[Entries with chart source code]:
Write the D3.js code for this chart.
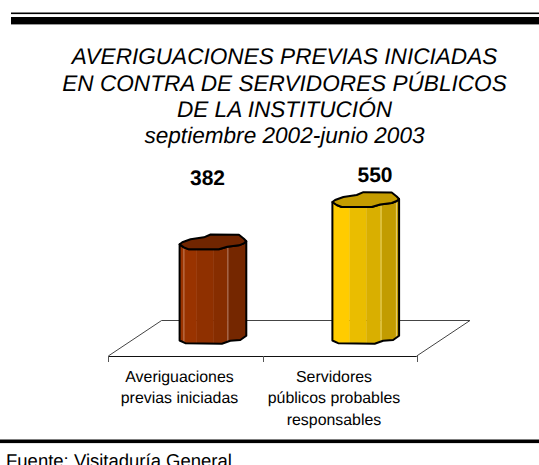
<!DOCTYPE html>
<html><head><meta charset="utf-8">
<script src="https://cdn.jsdelivr.net/npm/d3@7"></script>
<style>html,body{margin:0;padding:0;background:#fff;overflow:hidden}svg{display:block}text{font-family:"Liberation Sans",Arial,sans-serif;fill:#000;text-rendering:geometricPrecision}</style>
</head><body><svg id="c" width="539" height="465"></svg>
<script>
const categories = ["Averiguaciones previas iniciadas","Servidores públicos probables responsables"];
const values = [382,550];
const categoryLines = [["Averiguaciones","previas iniciadas"],["Servidores","públicos probables","responsables"]];
const titleLines = ["AVERIGUACIONES PREVIAS INICIADAS","EN CONTRA DE SERVIDORES PÚBLICOS","DE LA INSTITUCIÓN","septiembre 2002-junio 2003"];
const source = "Fuente: Visitaduría General";
const stripeColors = [["#993300","#8f3000","#862d00","#752700"],["#ffcc00","#eabd00","#d9af00","#c29c00"]];
const capColors = ["#702500","#c49c00"];
const edgeColors = [["#c8825e","#b9806a"],["#f0d860","#e8d070"]];

const svg = d3.select("#c");
const x = d3.scaleBand().domain(categories).range([108.3,416.7]);
const y = d3.scaleLinear().domain([0,550]).range([340.5,202]);
const barW = 66.7, depthX = 53.3, depthY = 36;
const stripeEdges = [0,17,34,48,67];
const highlight = [[4.3,48.3],[48.7,64]];
const nudge = [0.9,-0.5];

// rules
svg.append("rect").attr("x",11).attr("y",12.5).attr("width",528).attr("height",1.6);
svg.append("rect").attr("x",11).attr("y",17).attr("width",528).attr("height",7.4);
svg.append("rect").attr("x",0).attr("y",439.5).attr("width",539).attr("height",3.6);

// title
const titleSize = 22.6;
titleLines.forEach((t,i)=>svg.append("text").attr("x",284.5).attr("y",[64.3,90.7,116.7,143.3][i]).attr("text-anchor","middle").attr("font-style","italic").attr("font-size",titleSize).text(t));

// floor
const fl = x.range()[0], fr = x.range()[1], fy = 356;
svg.append("path").attr("fill","none").attr("stroke","#444").attr("stroke-width",1)
  .attr("d",d3.line()([[fl,fy],[fl+depthX,fy-depthY+.5],[fr+depthX,fy-depthY+.5],[fr,fy]]));
svg.append("line").attr("x1",fl).attr("x2",fr).attr("y1",fy+.5).attr("y2",fy+.5).attr("stroke","#111");
[fl,fl+x.bandwidth(),fr].forEach(v=>svg.append("line").attr("x1",Math.round(v)+.5).attr("x2",Math.round(v)+.5).attr("y1",fy).attr("y2",fy+6).attr("stroke","#555"));

// irregular cylinder profile
const front = [[0,0],[4.3,3],[9.3,5],[39.3,5],[47.7,2.5],[59.3,1],[64.3,-1],[66.7,-3]];
const back = [[66.7,-3],[64.3,-5.5],[59.3,-9.5],[31,-9.8],[24.3,-7],[11,-5],[2.7,-2],[0,0]];
const baseFront = [[0,0],[5.7,2.7],[42.3,3.2],[50.7,0.3],[60.7,-0.5],[66.7,-4.8]];
const line = d3.line();
const defs = svg.append("defs");
categories.forEach((c,i)=>{
  const bx = x(c) + x.bandwidth()/2 + depthX/2 - barW/2 + nudge[i], top = y(values[i]), base = y(0);
  const g = svg.append("g");
  const shift = (pts,yy)=>pts.map(p=>[bx+p[0],yy+p[1]]);
  const bodyPts = shift(baseFront,base).concat(shift(front,top).reverse());
  const id = "clip"+i;
  defs.append("clipPath").attr("id",id).append("path").attr("d",line(bodyPts)+"Z");
  const s = g.append("g").attr("clip-path","url(#"+id+")");
  stripeColors[i].forEach((col,k)=>s.append("rect").attr("x",bx+stripeEdges[k]).attr("y",top-20).attr("width",stripeEdges[k+1]-stripeEdges[k]+.3).attr("height",base-top+40).attr("fill",col));
  highlight[i].forEach((o,k)=>s.append("line").attr("x1",bx+o).attr("x2",bx+o).attr("y1",top-20).attr("y2",base+20).attr("stroke",edgeColors[i][k]).attr("stroke-width",1));
  g.append("path").attr("d",line(bodyPts)+"Z").attr("fill","none").attr("stroke","#000").attr("stroke-width",2).attr("stroke-linejoin","round");
  const capPts = shift(front,top).concat(shift(back,top).slice(1));
  g.append("path").attr("d",line(capPts)+"Z").attr("fill",capColors[i]).attr("stroke","#000").attr("stroke-width",2).attr("stroke-linejoin","round");
  svg.append("text").attr("x",[207.5,375][i]).attr("y",[185,182.3][i]).attr("text-anchor","middle").attr("font-weight","bold").attr("font-size",21).text(values[i]);
  categoryLines[i].forEach((t,k)=>svg.append("text").attr("x",[179.5,334][i]).attr("y",381.5+k*21.8).attr("text-anchor","middle").attr("font-size",15.9).text(t));
});
svg.append("text").attr("x",6).attr("y",466.5).attr("font-size",18.5).text(source);
</script></body></html>
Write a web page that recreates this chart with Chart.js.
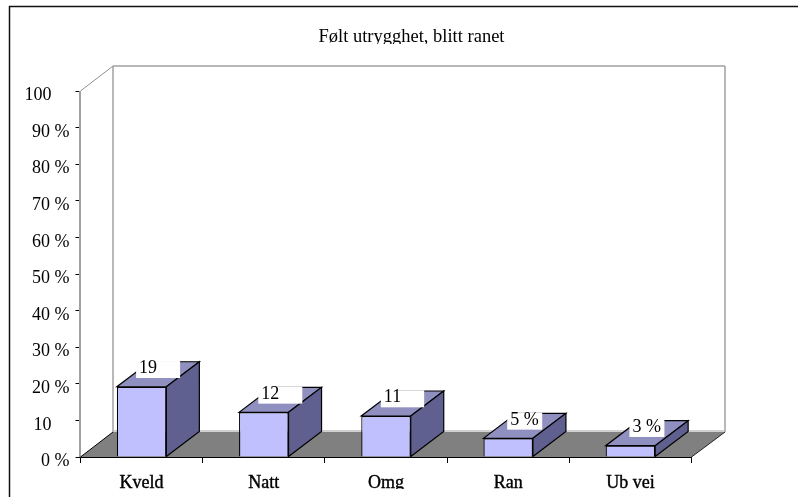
<!DOCTYPE html>
<html>
<head>
<meta charset="utf-8">
<style>html,body{margin:0;padding:0;background:#fff}canvas{display:block}</style>
<script src="https://cdn.jsdelivr.net/npm/chart.js@4"></script>
</head>
<body>
<canvas id="c" width="798" height="497"></canvas>
<script>
const categories = ['Kveld', 'Natt', 'Omg', 'Ran', 'Ub vei'];
const values = [19.2, 12.2, 11.2, 5.1, 3.1];
const pointLabels = ['19', '12', '11', '5 %', '3 %'];
const boxLabels = ['19 %', '12 %', '11 %', '5 %', '3 %'];
const yTickLabels = ['0 %', '10    ', '20 %', '30 %', '40 %', '50 %', '60 %', '70 %', '80 %', '90 %', '100    '];
const titleText = 'Følt utrygghet, blitt ranet';

const FONT = '"Liberation Serif"';
const DX = 33, DY = -25;

function poly(ctx, pts, fill, stroke, lw) {
  ctx.beginPath();
  pts.forEach((p, i) => i ? ctx.lineTo(p[0], p[1]) : ctx.moveTo(p[0], p[1]));
  ctx.closePath();
  if (fill) { ctx.fillStyle = fill; ctx.fill(); }
  if (stroke) { ctx.strokeStyle = stroke; ctx.lineWidth = lw || 1; ctx.stroke(); }
}
function line(ctx, a, b, color, lw) {
  ctx.beginPath(); ctx.moveTo(a[0], a[1]); ctx.lineTo(b[0], b[1]);
  ctx.strokeStyle = color; ctx.lineWidth = lw; ctx.stroke();
}

const scene3d = {
  id: 'scene3d',
  afterLayout(chart) { chart.titleBlock.left = 25; chart.titleBlock.right = 798; },
  beforeDraw(chart) {
    const c = chart.ctx;
    c.save();
    line(c, [9.5, 6], [9.5, 497], '#111', 1.5);
    line(c, [9, 6.5], [798, 6.5], '#111', 1.5);
    c.restore();
  },
  beforeDatasetsDraw(chart) {
    const c = chart.ctx, a = chart.chartArea;
    const bx = a.left + DX - 0.5, by = a.bottom + DY;
    const rx = a.right + DX + 0.5, ty = a.top + DY;
    c.save();
    line(c, [bx, ty], [bx, by], '#a0a0a0', 1.5);
    line(c, [bx, ty], [rx, ty], '#a0a0a0', 1.5);
    line(c, [rx, ty], [rx, by], '#a0a0a0', 1.5);
    line(c, [a.left, a.top], [bx, ty], '#909090', 1);
    line(c, [a.left - 0.5, a.top], [a.left - 0.5, a.bottom], '#a0a0a0', 2);
    line(c, [bx, by - 1], [rx, by - 1], '#c0c0c0', 1.5);
    poly(c, [[a.left, a.bottom], [a.right, a.bottom], [rx, by], [bx, by]], '#808080', null);
    line(c, [a.left, a.bottom], [bx, by], '#000', 1);
    line(c, [a.right, a.bottom], [rx, by], '#222', 1);
    c.restore();
  },
  afterDatasetsDraw(chart) {
    const c = chart.ctx;
    const bars = chart.getDatasetMeta(0).data;
    c.save();
    bars.forEach((b, i) => {
      const l = b.x - b.width / 2, r = b.x + b.width / 2, t = b.y, base = b.base;
      poly(c, [[l, t], [r, t], [r + DX, t + DY], [l + DX, t + DY]], '#9090c0', '#000', 1.2);
      poly(c, [[r, t], [r + DX, t + DY], [r + DX, base + DY], [r, base]], '#606090', '#000', 1.2);
    });
    c.font = '18px ' + FONT;
    c.textAlign = 'left';
    c.textBaseline = 'alphabetic';
    bars.forEach((b, i) => {
      const w = c.measureText(boxLabels[i]).width + 6.5;
      const cx = b.x + DX / 2;
      const boxL = cx - w / 2, boxB = b.y - 8.7, boxH = 17;
      c.fillStyle = '#fff';
      c.fillRect(boxL, boxB - boxH, w, boxH);
      c.fillStyle = '#000';
      c.fillText(pointLabels[i], boxL + 3, boxB - 5);
    });
    c.restore();
  },
  afterDraw(chart) {
    const c = chart.ctx;
    c.save();
    c.fillStyle = '#fff';
    c.fillRect(11, 489, 787, 8);
    c.fillRect(300, 44, 220, 7);
    c.restore();
  }
};

new Chart(document.getElementById('c'), {
  type: 'bar',
  data: {
    labels: categories,
    datasets: [{
      data: values,
      backgroundColor: '#c0c0ff',
      borderColor: '#000',
      borderWidth: 1.2,
      barPercentage: 0.405,
      categoryPercentage: 1
    }]
  },
  plugins: [scene3d],
  options: {
    responsive: false,
    animation: false,
    layout: { padding: { left: 0, right: 106.5, top: 0, bottom: 0 } },
    plugins: {
      legend: { display: false },
      tooltip: { enabled: false },
      title: {
        display: true,
        text: titleText,
        color: '#000',
        font: { family: FONT, size: 18.5, weight: 'normal' },
        padding: { top: 26.5, bottom: 42.3 }
      }
    },
    scales: {
      x: {
        z: 1,
        afterFit(s) { s.height = 40; },
        grid: { drawOnChartArea: false, color: '#000', tickLength: 6, tickColor: '#000' },
        border: { color: '#000', width: 2 },
        ticks: {
          color: '#000',
          font: { family: FONT, size: 18 },
          textStrokeColor: '#000',
          textStrokeWidth: 0.4,
          padding: 9,
          maxRotation: 0,
          autoSkip: false
        }
      },
      y: {
        z: 1,
        min: 0,
        max: 100,
        afterFit(s) { s.width = 80.5; },
        grid: { drawOnChartArea: false, color: '#000', tickLength: 5, tickColor: '#000' },
        border: { color: '#222', width: 1 },
        ticks: {
          stepSize: 10,
          autoSkip: false,
          color: '#000',
          font: { family: FONT, size: 18 },
          padding: 6,
          labelOffset: 4.5,
          callback: v => yTickLabels[v / 10]
        }
      }
    }
  }
});
</script>
</body>
</html>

[The problem]: For the records above, state how many lines include the string "this", giving the number and nothing else.

[Task answer]: 2